Ton oreiller est un scélérat : il sait te faire parler
Ayé, tu te dis que je radote gravement puisque je t'en ai déjà servi une louchée en ce début de semaine, mais force est de constater que cela s'est fait comme cela ... sans prévenir, limite par surprise.
- Qu'est ce qu'elle voulait ta maman tout à l'heure au téléphone, Tto ?
- Ben nous prévenir que le 29, on déjeune chez eux ...
- Ah bon ? Pourquoi ?
- Parce qu'on ira chercher le curé dont je t'ai déjà parlé, c'est la date que ma mère a trouvé avec lui.
- Ah ok ok ... mais tu sais, tu ne m'en as pas beaucoup parlé de cet homme mon chéri ...
- Euh ... probablement parce que cela m'émeut toujours autant ...
- Pourquoi êtes-vous si proches ?
- Parce que j'allais le voir souvent.
- Excuse-moi mais pourquoi tu allais voir un prêtre ?
- Parce que j'étais au fond des ténèbres, parce qu'il n'y avait plus aucune lumière autour de moi, que je luttais contre le courant qui m'aspirait par le fond ... parce qu'il m'a sauvé, il m'a aidé à tenir, ... je ne serais pas dans tes bras s'il n'avait pas été là, tout simplement.
Nous parlons de cette personne là, au sujet de laquelle j'ai déjà couché quelques mots ici et ici.
- Il a quel âge celui que je dois infiniment remercier ?
- Oh, plus de 80 ans ...
- Mais tu parles de quelle épreuve mon chéri ?
Alors, j'ai raconté à celui qui partage ma vie depuis une année de plus ce qu'il s'est passé quand j'ai eu 10 ans, succintement ce que j'ai vécu, quels chemins j'ai parcouru, quelques exemples des effrois qui furent les miens, pourquoi je suis terrassé périodiquement par des fantômes qui reviennent voir leur victime ...
Je n'ai jamais trouvé le temps de lui en parler.

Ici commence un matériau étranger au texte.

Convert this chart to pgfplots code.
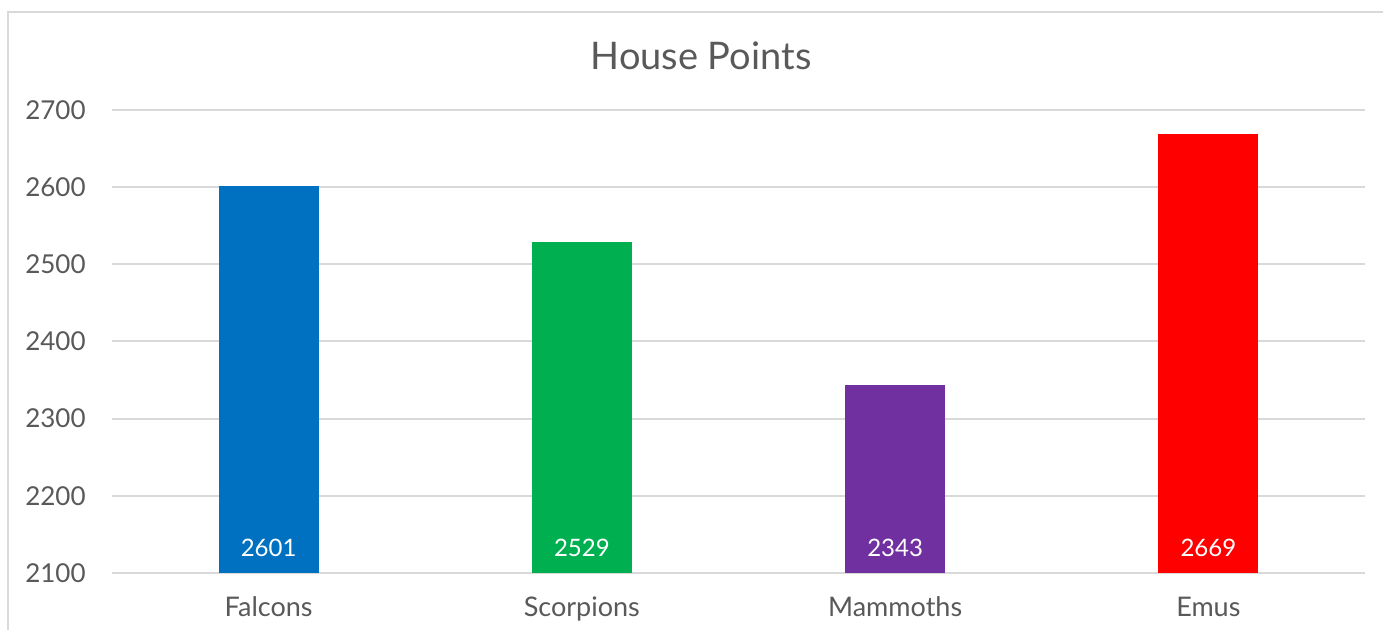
\documentclass[border=0pt]{standalone}
\usepackage{fontspec}
\setmainfont{Lato}
\usepackage{pgfplots}
\pgfplotsset{compat=1.18}
\definecolor{txt}{HTML}{595959}
\definecolor{gridc}{HTML}{D9D9D9}
\definecolor{cblue}{HTML}{0070C0}
\definecolor{cgreen}{HTML}{00B050}
\definecolor{cpurple}{HTML}{7030A0}
\definecolor{cred}{HTML}{FF0000}
\begin{document}
\begin{tikzpicture}
\useasboundingbox (0,0) rectangle (691.5pt,315pt);
\fill[white] (0,0) rectangle (691.5pt,315pt);
\draw[gridc, line width=1pt] (4pt,-20pt) rectangle (720pt,309pt);
\node[text=txt, font=\fontsize{19}{22}\selectfont] at (350.5pt,287pt) {House Points};
\begin{axis}[
  at={(56pt,28.5pt)}, anchor=south west,
  scale only axis, width=626.5pt, height=231.5pt,
  xmin=-0.5, xmax=3.5, ymin=2100, ymax=2700,
  ytick={2100,2200,...,2700},
  xtick={0,1,2,3},
  xticklabels={Falcons,Scorpions,Mammoths,Emus},
  axis line style={draw=none},
  major tick length=0pt,
  ymajorgrids, grid style={gridc, line width=1pt},
  /pgf/number format/assume math mode=true,
  /pgf/number format/set thousands separator={},
  ticklabel style={text=txt, font=\fontsize{13}{15}\selectfont},
  yticklabel style={anchor=east, inner sep=0pt, xshift=-13pt},
  xticklabel style={anchor=base, inner sep=0pt, yshift=-22pt, font=\fontsize{13.5}{15}\selectfont},
  clip=true,
]
\addplot[ybar, bar width=50pt, bar shift=0pt, fill=cblue, draw=none] coordinates {(0,2601)};
\addplot[ybar, bar width=50pt, bar shift=0pt, fill=cgreen, draw=none] coordinates {(1,2529)};
\addplot[ybar, bar width=50pt, bar shift=0pt, fill=cpurple, draw=none] coordinates {(2,2343)};
\addplot[ybar, bar width=50pt, bar shift=0pt, fill=cred, draw=none] coordinates {(3,2669)};
\addplot[draw=none, mark=none, point meta=explicit symbolic,
  nodes near coords,
  every node near coord/.style={anchor=base, yshift=8pt, text=white, inner sep=0pt, font=\fontsize{12}{14}\selectfont}]
  coordinates {(0,2100)[2601] (1,2100)[2529] (2,2100)[2343] (3,2100)[2669]};
\end{axis}
\end{tikzpicture}
\end{document}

Peut-être n'ai-je pas voulu non plus parce qu'il n'y avait plus d'urgence, parce que ces spectres fétides n'ont plus l'importance qu'ils ont eu trop longtemps, parce que je suis pacifié ...
Toutefois, dimanche soir, mon oreiller m'a encore trahi et laissé dire tout ça et Zolimari a compris que sous l'armure rassurante et tranquille de son Tto, sommeillent des souvenirs épouvantables qu'avec le temps je suis parvenu à endormir en tournant les pages nécessaires pour cela, sans oublier néanmoins.
Il lui manquait cette pièce du puzzle sur laquelle je reste infiniment discret [sauf dans cette rubrique]. C'est désormais chose faite et tant mieux.
Le 29, nous irons chercher celui qui a toujours été là quand il a fallu et je me perdrais encore une fois dans sa douceur et ses yeux qui ne mesureront jamais à quel point je lui suis reconnaissant de tout ce qu'il a fait. Si tel est le cas, c'est notre secret.